Open letter to Fortune 500: Reevaluate relationships with companies silencing free speech
April 15, 2019
A coalition of advocacy and environmental nonprofits today sent an open letter to 500 of the biggest corporations in the U.S. asking them to reevaluate their relationships with companies silencing free speech. Signatories include Stand.earth, Rainforest Action Network, Sum of Us, Friends of the Earth, and Dogwood Alliance.
SAN FRANCISCO, CA — A coalition of advocacy and environmental nonprofits today sent an open letter to 500 of the biggest corporations in the U.S. asking them to reevaluate their relationships with companies silencing free speech. Signatories include Stand.earth, Rainforest Action Network, Sum of Us, Friends of the Earth, and Dogwood Alliance.
Read the letter: https://www.stand.earth/blog/free-speech/resolutes-lawsuit/standearths-open-letter-fortune-500-resolute-forest-products
The letter details the bully lawsuits filed by Canadian logging company Resolute Forest Products against environmental groups including Stand.earth and Greenpeace, a failed intimidation tactic used in an attempt to silence critics of Resolute’s unsustainable forestry practices. Filed in May 2016, Resolute’s lawsuit has now been twice dismissed by federal judges in California.
“One lesson from these past two years is that Resolute is out of step with the commonly-held values of protecting free speech and common-sense environmental stewardship. The only way Resolute will treat the people and places that depend upon it fairly is if it receives a strong message from the marketplace,” said Todd Paglia, executive director, Stand.earth.
Stand.earth is specifically calling out Fortune 500 corporations in the tissue, newsprint, and coffee cup sectors — some of Resolute’s largest customers — to recognize how the logging company’s rogue actions are out of step with the sustainability initiatives and core values touted by many corporations in the Fortune 500.
The law firm representing Resolute — Kasowitz, Benson, and Torres, — is President Donald Trump’s go-to law firm, which he used to unsuccessfully sue a New York Times reporter for defamation more than a decade ago. More recently, the firm has pitched other Fortune 500 companies to file similar lawsuits to silence groups and individuals advocating for forest and climate protection. One corporation, Energy Transfer Partners, the owner of the Dakota Access Pipeline, filed a copycat lawsuit against pipeline opponents in federal court in North Dakota. That lawsuit was also dismissed.
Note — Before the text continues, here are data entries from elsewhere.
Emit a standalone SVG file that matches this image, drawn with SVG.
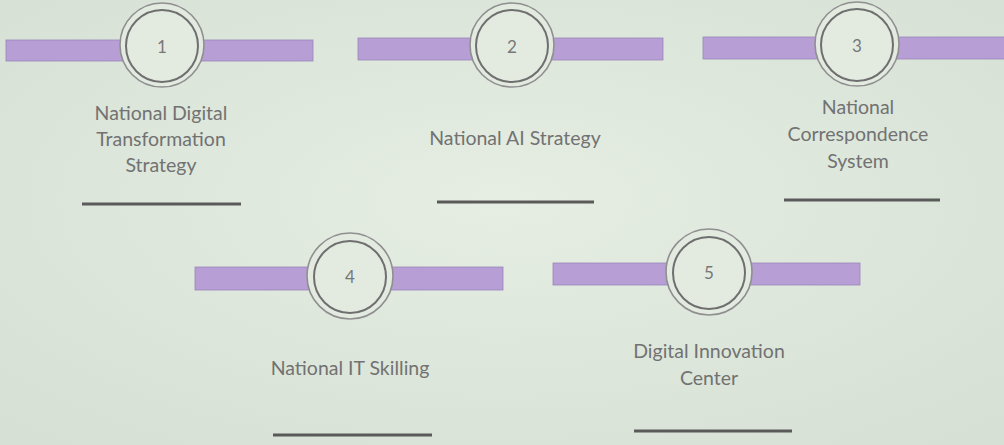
<svg xmlns="http://www.w3.org/2000/svg" width="1004" height="445" viewBox="0 0 1004 445">
<defs>
<radialGradient id="bg" cx="50%" cy="45%" r="70%">
<stop offset="0" stop-color="#e6eee4"/>
<stop offset="1" stop-color="#d6e0d4"/>
</radialGradient>
<style>
.bar{fill:#b79fd6;stroke:#9a86b8;stroke-width:0.8}
.outer{fill:#e3ebe1;stroke:#8f8f8f;stroke-width:1.6}
.inner{fill:#e3ebe1;stroke:#6f6f6f;stroke-width:2}
.num{font-family:Lato,"Open Sans",sans-serif;font-size:17px;fill:#777;text-anchor:middle}
.lbl{font-family:Lato,"Open Sans",sans-serif;font-size:19.5px;fill:#727272;text-anchor:middle}
.ul{stroke:#5a5a5a;stroke-width:3}
</style>
</defs>
<rect width="1004" height="445" fill="url(#bg)"/>
<g id="connectors">
<rect class="bar" x="6" y="40" width="307" height="21"/>
<rect class="bar" x="358" y="38" width="305" height="22"/>
<rect class="bar" x="703" y="37" width="305" height="22"/>
<rect class="bar" x="195" y="267" width="308" height="23"/>
<rect class="bar" x="553" y="263" width="307" height="22"/>
</g>
<g id="node1">
<circle class="outer" cx="162" cy="45" r="42"/>
<circle class="inner" cx="162" cy="46" r="36"/>
<text class="num" x="162" y="53">1</text>
<text class="lbl" x="161" y="120">National Digital</text>
<text class="lbl" x="161" y="146">Transformation</text>
<text class="lbl" x="161" y="172">Strategy</text>
<line class="ul" x1="82" y1="204" x2="241" y2="204"/>
</g>
<g id="node2">
<circle class="outer" cx="512" cy="45" r="42"/>
<circle class="inner" cx="512" cy="46" r="36"/>
<text class="num" x="512" y="53">2</text>
<text class="lbl" x="515" y="145">National AI Strategy</text>
<line class="ul" x1="437" y1="202" x2="594" y2="202"/>
</g>
<g id="node3">
<circle class="outer" cx="857" cy="44" r="42"/>
<circle class="inner" cx="857" cy="45" r="36"/>
<text class="num" x="857" y="52">3</text>
<text class="lbl" x="858" y="114">National</text>
<text class="lbl" x="858" y="141">Correspondence</text>
<text class="lbl" x="858" y="168">System</text>
<line class="ul" x1="784" y1="200" x2="940" y2="200"/>
</g>
<g id="node4">
<circle class="outer" cx="350" cy="276" r="43"/>
<circle class="inner" cx="350" cy="277" r="36"/>
<text class="num" x="350" y="283">4</text>
<text class="lbl" x="350" y="375">National IT Skilling</text>
<line class="ul" x1="273" y1="435" x2="432" y2="435"/>
</g>
<g id="node5">
<circle class="outer" cx="709" cy="272" r="43"/>
<circle class="inner" cx="709" cy="273" r="36"/>
<text class="num" x="709" y="279">5</text>
<text class="lbl" x="709" y="358">Digital Innovation</text>
<text class="lbl" x="709" y="385">Center</text>
<line class="ul" x1="634" y1="431" x2="792" y2="431"/>
</g>
</svg>
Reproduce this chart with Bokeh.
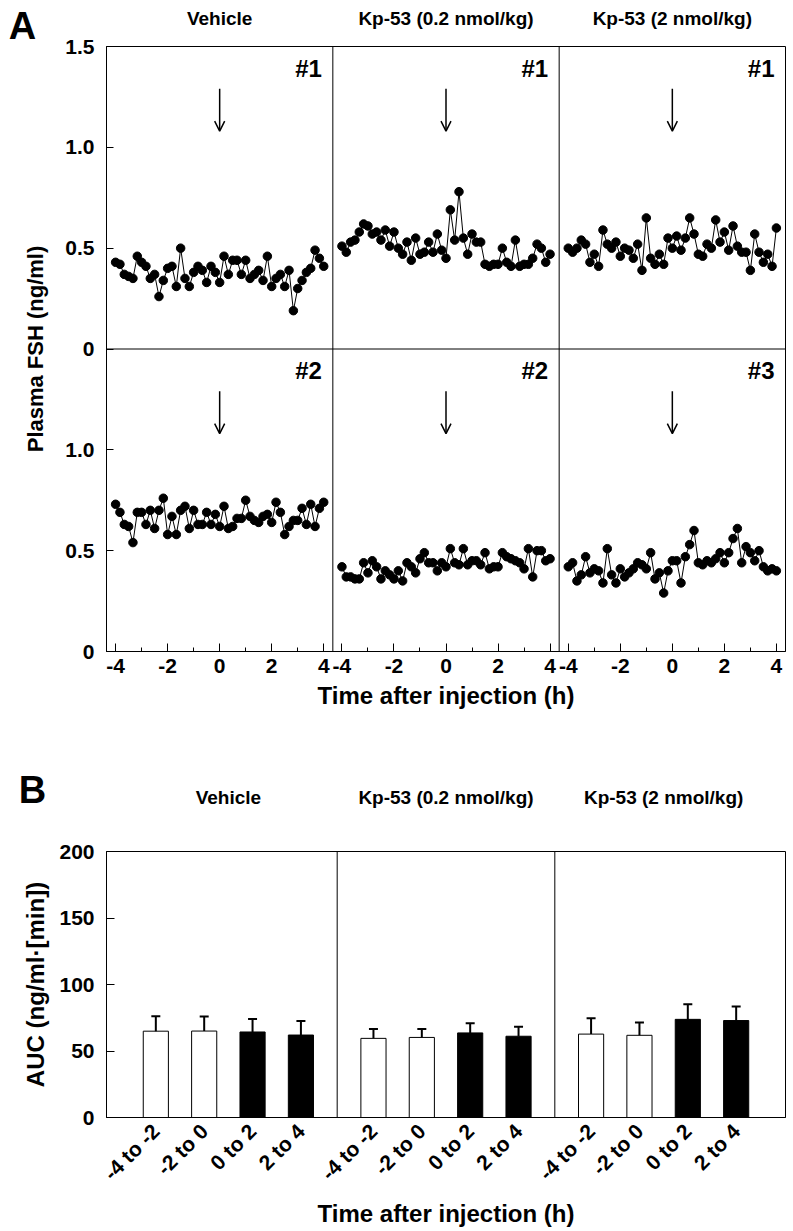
import math
from bokeh.plotting import figure
from bokeh.models import (ColumnDataSource, Range1d, FixedTicker, Span, LabelSet, LinearAxis,
                          Arrow, OpenHead, Whisker, TeeHead, FactorRange)
from bokeh.core.properties import value
from bokeh.layouts import column, row
from bokeh.embed import file_html
from bokeh.resources import INLINE

FONT = "Liberation Sans"

# ---------------- data: panel A (plasma FSH, ng/ml, 10-min sampling) ----------------
times_h = [round(-4 + i / 6, 4) for i in range(49)]

vehicle_1 = [0.43, 0.42, 0.37, 0.36, 0.35, 0.46, 0.43, 0.41, 0.35, 0.37, 0.26, 0.34, 0.40, 0.41, 0.31, 0.50,
             0.35, 0.31, 0.38, 0.41, 0.39, 0.33, 0.41, 0.38, 0.33, 0.46, 0.37, 0.44, 0.44, 0.37, 0.44, 0.35,
             0.37, 0.39, 0.34, 0.46, 0.31, 0.35, 0.37, 0.31, 0.39, 0.19, 0.30, 0.34, 0.38, 0.40, 0.49, 0.45, 0.41]
kp02_1 = [0.51, 0.48, 0.53, 0.54, 0.58, 0.62, 0.61, 0.57, 0.58, 0.54, 0.59, 0.51, 0.58, 0.50, 0.47, 0.53,
          0.44, 0.55, 0.47, 0.48, 0.53, 0.48, 0.57, 0.49, 0.45, 0.69, 0.54, 0.78, 0.55, 0.47, 0.57, 0.53,
          0.53, 0.42, 0.41, 0.42, 0.42, 0.50, 0.43, 0.41, 0.54, 0.41, 0.42, 0.42, 0.45, 0.52, 0.50, 0.43, 0.47]
kp2_1 = [0.50, 0.48, 0.50, 0.54, 0.52, 0.43, 0.47, 0.41, 0.59, 0.52, 0.50, 0.53, 0.46, 0.50, 0.49, 0.45,
         0.52, 0.39, 0.65, 0.45, 0.42, 0.47, 0.42, 0.55, 0.50, 0.56, 0.49, 0.55, 0.65, 0.57, 0.47, 0.46,
         0.52, 0.50, 0.64, 0.53, 0.58, 0.49, 0.61, 0.51, 0.48, 0.48, 0.39, 0.57, 0.48, 0.43, 0.47, 0.41, 0.60]
vehicle_2 = [0.73, 0.69, 0.63, 0.62, 0.54, 0.69, 0.69, 0.63, 0.70, 0.61, 0.70, 0.76, 0.58, 0.67, 0.58, 0.70,
             0.72, 0.61, 0.70, 0.63, 0.63, 0.69, 0.63, 0.68, 0.62, 0.72, 0.61, 0.62, 0.66, 0.66, 0.75, 0.67,
             0.65, 0.64, 0.67, 0.68, 0.64, 0.74, 0.69, 0.58, 0.62, 0.65, 0.65, 0.71, 0.63, 0.73, 0.62, 0.71, 0.74]
kp02_2 = [0.42, 0.37, 0.37, 0.36, 0.36, 0.44, 0.39, 0.45, 0.42, 0.36, 0.40, 0.38, 0.36, 0.40, 0.35, 0.44,
          0.42, 0.39, 0.46, 0.49, 0.44, 0.44, 0.40, 0.44, 0.42, 0.51, 0.44, 0.43, 0.51, 0.43, 0.45, 0.45,
          0.43, 0.49, 0.41, 0.42, 0.42, 0.49, 0.47, 0.46, 0.45, 0.44, 0.41, 0.51, 0.37, 0.50, 0.50, 0.45, 0.46]
kp2_3 = [0.42, 0.44, 0.35, 0.38, 0.47, 0.39, 0.41, 0.40, 0.34, 0.51, 0.38, 0.34, 0.41, 0.37, 0.39, 0.41,
         0.44, 0.43, 0.41, 0.49, 0.36, 0.39, 0.29, 0.40, 0.45, 0.45, 0.34, 0.47, 0.53, 0.60, 0.44, 0.43,
         0.45, 0.44, 0.46, 0.49, 0.44, 0.49, 0.56, 0.61, 0.44, 0.52, 0.49, 0.45, 0.50, 0.42, 0.40, 0.41, 0.40]

treatments = ["Vehicle", "Kp-53 (0.2 nmol/kg)", "Kp-53 (2 nmol/kg)"]
top_row_ids = ["#1", "#1", "#1"]
bottom_row_ids = ["#2", "#2", "#3"]
injection_time = 0
x_major = [-4, -2, 0, 2, 4]
x_minor = [-3, -1, 1, 3]
y_ticks = [0, 0.5, 1.0, 1.5]
y_tick_labels = ["0", "0.5", "1.0", "1.5"]

# ---------------- data: panel B (AUC, ng/ml.[min]) ----------------
periods = ["-4 to -2", "-2 to 0", "0 to 2", "2 to 4"]
post_injection = [False, False, True, True]
auc_vehicle = [64.9, 65.0, 64.3, 62.0]
auc_kp02 = [59.5, 60.2, 63.6, 61.1]
auc_kp2 = [62.7, 61.8, 73.8, 72.9]
sem_vehicle = [11.3, 11.0, 9.7, 10.6]
sem_kp02 = [7.0, 6.3, 7.2, 7.2]
sem_kp2 = [12.0, 9.7, 11.3, 10.6]
auc_ticks = [0, 50, 100, 150, 200]

# ---------------- layout constants (pixels) ----------------
STRIP_W = 50            # strip left of each panel: panel letter + y-axis title
LEFT, RIGHT, FRAME_W = 56, 2, 679
TOP_A, FRAME_A, BOTTOM_A = 46, 605, 76
TOP_B, FRAME_B, BOTTOM_B = 124, 266, 110

TICK_FS = "21px"
TITLE_FS = "19px"
LETTER_FS = "38px"
BOLD = "bold"


def style_axis(ax, label_size):
    ax.major_label_text_font = FONT
    ax.major_label_text_font_style = BOLD
    ax.major_label_text_font_size = TICK_FS
    ax.major_label_text_color = "black"
    ax.axis_label_text_font = FONT
    ax.axis_label_text_font_style = BOLD
    ax.axis_label_text_font_size = label_size
    ax.axis_label_text_color = "black"
    ax.axis_line_color = "black"
    ax.major_tick_line_color = "black"
    ax.minor_tick_line_color = "black"
    ax.major_tick_out = 0
    ax.minor_tick_out = 0


def label_axis(ax, ticks, labels, size, standoff):
    """Axis used only to print texts in a border (no line, no tick marks)."""
    ax.ticker = FixedTicker(ticks=ticks, minor_ticks=[])
    ax.major_label_overrides = {t: s for t, s in zip(ticks, labels)}
    ax.major_label_text_font = FONT
    ax.major_label_text_font_style = BOLD
    ax.major_label_text_font_size = size
    ax.major_label_text_color = "black"
    ax.major_label_standoff = standoff
    ax.axis_line_color = None
    ax.major_tick_line_color = None
    ax.minor_tick_line_color = None
    ax.major_tick_in = 0
    ax.major_tick_out = 0


def side_strip(top, frame_h, bottom, y_range, letter, letter_x, letter_standoff, ytitle, ytitle_y, ytitle_size):
    s = figure(frame_width=STRIP_W, frame_height=frame_h, x_range=Range1d(0, STRIP_W), y_range=y_range,
               output_backend="svg", toolbar_location=None, x_axis_location="above", y_axis_location=None,
               min_border_left=0, min_border_right=0, min_border_top=top, min_border_bottom=bottom)
    s.grid.visible = False
    s.outline_line_color = None
    label_axis(s.xaxis[0], [letter_x], [letter], LETTER_FS, letter_standoff)
    s.text(x=[35], y=[ytitle_y], text=[ytitle], angle=math.pi / 2, text_align="center",
           text_baseline="middle", text_font=value(FONT), text_font_style="bold",
           text_font_size=ytitle_size, text_color="black")
    return s


# ---------------- panel A ----------------
HALF = 4.35          # half width of one time panel (h)
PW = 2 * HALF        # panel width (h)
ROW = 1.5            # y span of one row (ng/ml)
xr_a = Range1d(-HALF, -HALF + 3 * PW)
yr_a = Range1d(0, 2 * ROW)

pA = figure(frame_width=FRAME_W, frame_height=FRAME_A, x_range=xr_a, y_range=yr_a,
            output_backend="svg", toolbar_location=None,
            min_border_left=LEFT, min_border_right=RIGHT, min_border_top=TOP_A, min_border_bottom=BOTTOM_A)
pA.grid.visible = False
pA.outline_line_color = "black"
pA.outline_line_width = 1

rows = [[vehicle_1, kp02_1, kp2_1], [vehicle_2, kp02_2, kp2_3]]
for r, row_series in enumerate(rows):
    base = (1 - r) * ROW
    for c, vals in enumerate(row_series):
        xs = [t + c * PW for t in times_h]
        ys = [v + base for v in vals]
        pA.line(xs, ys, line_color="black", line_width=1)
        pA.scatter(xs, ys, size=8.5, fill_color="black", line_color="black")

for c in (1, 2):
    pA.add_layout(Span(location=-HALF + c * PW, dimension="height", line_color="black", line_width=1))
pA.add_layout(Span(location=ROW, dimension="width", line_color="black", line_width=1))

maj = [t + c * PW for c in range(3) for t in x_major]
mnr = [t + c * PW for c in range(3) for t in x_minor]
pA.xaxis.ticker = FixedTicker(ticks=maj, minor_ticks=mnr)
pA.xaxis.major_label_overrides = {m: str(t) for m, t in zip(maj, x_major * 3)}
pA.xaxis.axis_label = "Time after injection (h)"

yt = list(y_ticks[:-1]) + [v + ROW for v in y_ticks]
yl = y_tick_labels[:-1] + y_tick_labels
pA.yaxis.ticker = FixedTicker(ticks=yt, minor_ticks=[])
pA.yaxis.major_label_overrides = {v: s for v, s in zip(yt, yl)}

style_axis(pA.xaxis[0], "24px")
style_axis(pA.yaxis[0], "22px")
pA.xaxis.major_tick_in = 8
pA.xaxis.minor_tick_in = 4
pA.xaxis.major_label_standoff = 7
pA.xaxis.axis_label_standoff = 6
pA.yaxis.major_tick_in = 7
pA.yaxis.minor_tick_in = 0
pA.yaxis.major_label_standoff = 12

# treatment titles above the three columns
topA = LinearAxis()
pA.add_layout(topA, "above")
label_axis(topA, [c * PW for c in range(3)], treatments, TITLE_FS, 18)

id_src = ColumnDataSource(dict(x=[HALF + c * PW for c in range(3)] * 2,
                               y=[2 * ROW] * 3 + [ROW] * 3,
                               text=top_row_ids + bottom_row_ids))
pA.add_layout(LabelSet(x="x", y="y", text="text", source=id_src, x_offset=-11, y_offset=-8,
                       text_align="right", text_baseline="top", text_font=value(FONT),
                       text_font_style="bold", text_font_size="24px", text_color="black"))

arr_src = ColumnDataSource(dict(
    x0=[injection_time + c * PW for r in range(2) for c in range(3)],
    y0=[(1 - r) * ROW + 1.29 for r in range(2) for c in range(3)],
    x1=[injection_time + c * PW for r in range(2) for c in range(3)],
    y1=[(1 - r) * ROW + 1.08 for r in range(2) for c in range(3)]))
pA.add_layout(Arrow(x_start="x0", y_start="y0", x_end="x1", y_end="y1", source=arr_src,
                    line_color="black", line_width=1.5,
                    end=OpenHead(size=10, line_color="black", line_width=1.5)))

sA = side_strip(TOP_A, FRAME_A, BOTTOM_A, yr_a, "A", 22, 0, "Plasma FSH (ng/ml)", ROW, "22px")

# ---------------- panel B ----------------
GP = 0.5
PAD = 0.52
factors = [(g, per) for g in treatments for per in periods]
means = auc_vehicle + auc_kp02 + auc_kp2
sems = sem_vehicle + sem_kp02 + sem_kp2
fills = ["black" if post else "white" for post in post_injection] * 3
bsrc = ColumnDataSource(dict(x=factors, top=means, upper=[m + s for m, s in zip(means, sems)], fill=fills))
xr_b = FactorRange(*factors, group_padding=GP, range_padding=PAD, range_padding_units="absolute")
yr_b = Range1d(0, 200)

pB = figure(frame_width=FRAME_W, frame_height=FRAME_B, x_range=xr_b, y_range=yr_b,
            output_backend="svg", toolbar_location=None,
            min_border_left=LEFT, min_border_right=RIGHT, min_border_top=TOP_B, min_border_bottom=BOTTOM_B)
pB.grid.visible = False
pB.outline_line_color = "black"
pB.outline_line_width = 1

pB.vbar(x="x", top="top", width=0.52, source=bsrc, fill_color="fill", line_color="black", line_width=1)
pB.add_layout(Whisker(source=bsrc, base="x", lower="top", upper="upper", level="annotation",
                      line_color="black", line_width=2, lower_head=None,
                      upper_head=TeeHead(size=9, line_color="black", line_width=2)))
n_per = len(periods)
for g in (1, 2):
    pB.add_layout(Span(location=g * (n_per + GP) - GP / 2, dimension="height",
                       line_color="black", line_width=1))

pB.yaxis.ticker = FixedTicker(ticks=auc_ticks, minor_ticks=[])
pB.xaxis.axis_label = "Time after injection (h)"
style_axis(pB.xaxis[0], "24px")
style_axis(pB.yaxis[0], "24px")
pB.xaxis.major_label_text_font_size = "21px"
pB.xaxis.major_label_orientation = math.pi / 4
pB.xaxis.group_text_font_size = "0px"
pB.xaxis.group_text_color = None
pB.xaxis.separator_line_color = None
pB.xaxis.major_tick_in = 0
pB.xaxis.major_label_standoff = 10
pB.xaxis.axis_label_standoff = 5
pB.yaxis.major_tick_in = 8
pB.yaxis.minor_tick_in = 0
pB.yaxis.major_label_standoff = 12

topB = LinearAxis()
pB.add_layout(topB, "above")
label_axis(topB, [g * (n_per + GP) + n_per / 2 for g in range(3)], treatments, TITLE_FS, 44)

sB = side_strip(TOP_B, FRAME_B, BOTTOM_B, yr_b, "B", 32, 41, "AUC (ng/ml\u00b7[min])", 100, "24px")

layout = column(row(sA, pA), row(sB, pB))
open("out.html", "w").write(file_html(layout, INLINE))
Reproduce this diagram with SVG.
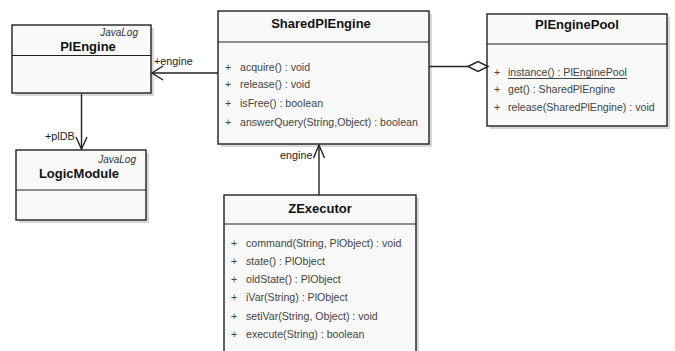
<svg xmlns="http://www.w3.org/2000/svg" width="675" height="351" viewBox="0 0 675 351">
<defs>
<style>
.box{fill:#f9f9f9;stroke:#222;stroke-width:1.4}
.sh{fill:#c8c8c8;opacity:0.7}
.div{stroke:#222;stroke-width:1.2}
.title{font-family:"Liberation Sans",Arial,sans-serif;font-size:13px;font-weight:bold;fill:#111;text-anchor:middle}
.pkg{font-family:"Liberation Sans",Arial,sans-serif;font-size:10px;font-style:italic;fill:#333;text-anchor:end}
.m{font-family:"Liberation Sans",Arial,sans-serif;font-size:10.6px;fill:#444}
.lbl{font-family:"Liberation Sans",Arial,sans-serif;font-size:10.8px;fill:#222}
.ln{stroke:#222;stroke-width:1.4;fill:none}
</style>
</defs>
<rect width="675" height="351" fill="#ffffff"/>

<g id="PlEngine">
<rect class="sh" x="15" y="28" width="139" height="68"/>
<rect class="box" x="12" y="25" width="139" height="68"/>
<line class="div" x1="12" y1="55.5" x2="151" y2="55.5"/>
<text class="pkg" x="138" y="36">JavaLog</text>
<text class="title" x="88" y="51">PlEngine</text>
</g>

<g id="LogicModule">
<rect class="sh" x="19" y="153" width="130" height="70"/>
<rect class="box" x="16" y="150" width="130" height="70"/>
<line class="div" x1="16" y1="190" x2="146" y2="190"/>
<text class="pkg" x="136" y="163">JavaLog</text>
<text class="title" x="79" y="178">LogicModule</text>
</g>

<g id="SharedPlEngine">
<rect class="sh" x="221" y="14" width="211" height="133"/>
<rect class="box" x="218" y="11" width="211" height="133"/>
<line class="div" x1="218" y1="42" x2="429" y2="42"/>
<text class="title" x="321" y="28">SharedPlEngine</text>
<text class="m" x="225" y="71">+</text><text class="m" x="240" y="71">acquire() : void</text>
<text class="m" x="225" y="88">+</text><text class="m" x="240" y="88">release() : void</text>
<text class="m" x="225" y="107">+</text><text class="m" x="240" y="107">isFree() : boolean</text>
<text class="m" x="225" y="126">+</text><text class="m" x="240" y="126">answerQuery(String,Object) : boolean</text>
</g>

<g id="PlEnginePool">
<rect class="sh" x="490" y="17" width="180" height="112"/>
<rect class="box" x="487" y="14" width="180" height="112"/>
<line class="div" x1="487" y1="44" x2="667" y2="44"/>
<text class="title" x="577" y="29">PlEnginePool</text>
<text class="m" x="494" y="76">+</text><text class="m" x="508" y="76">instance() : PlEnginePool</text>
<line x1="508" y1="78.5" x2="627" y2="78.5" stroke="#444" stroke-width="1"/>
<text class="m" x="494" y="93">+</text><text class="m" x="508" y="93">get() : SharedPlEngine</text>
<text class="m" x="494" y="111">+</text><text class="m" x="508" y="111">release(SharedPlEngine) : void</text>
</g>

<g id="ZExecutor">
<rect class="sh" x="227" y="198" width="192" height="170"/>
<rect class="box" x="224" y="195" width="192" height="170"/>
<line class="div" x1="224" y1="224" x2="416" y2="224"/>
<text class="title" x="320" y="213">ZExecutor</text>
<text class="m" x="231" y="247">+</text><text class="m" x="246" y="247">command(String, PlObject) : void</text>
<text class="m" x="231" y="265">+</text><text class="m" x="246" y="265">state() : PlObject</text>
<text class="m" x="231" y="283">+</text><text class="m" x="246" y="283">oldState() : PlObject</text>
<text class="m" x="231" y="301">+</text><text class="m" x="246" y="301">iVar(String) : PlObject</text>
<text class="m" x="231" y="320">+</text><text class="m" x="246" y="320">setiVar(String, Object) : void</text>
<text class="m" x="231" y="338">+</text><text class="m" x="246" y="338">execute(String) : boolean</text>
</g>

<g id="connectors">
<line class="ln" x1="218" y1="73" x2="152" y2="73"/>
<polyline class="ln" points="163,66 152,73 163,80"/>
<text class="lbl" x="154" y="65">+engine</text>

<line class="ln" x1="81.5" y1="94" x2="81.5" y2="149"/>
<polyline class="ln" points="76,137 81.5,149 87,137"/>
<text class="lbl" x="45" y="140">+plDB</text>

<line class="ln" x1="319" y1="195" x2="319" y2="145"/>
<polyline class="ln" points="313.5,158 319,145 324.5,158"/>
<text class="lbl" x="280" y="159">engine</text>

<line class="ln" x1="429" y1="66.5" x2="468" y2="66.5"/>
<polygon points="468,66.5 478,61.5 488,66.5 478,71.5" fill="#fff" stroke="#222" stroke-width="1.4"/>
</g>
</svg>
“This legal strategy may be a good business proposition for the lawyers at Kasowitz, Benson and Torres, but it is anathema to the values of our country. Resolute spent millions on the lawsuit and in attorneys fees, engaged in creepy investigation tactics, became a free speech pariah, alienated customers, and distracted their senior staff. This is what failure looks like. For moral, reputational, and financial reasons, it is a path no one should follow,” said Paglia.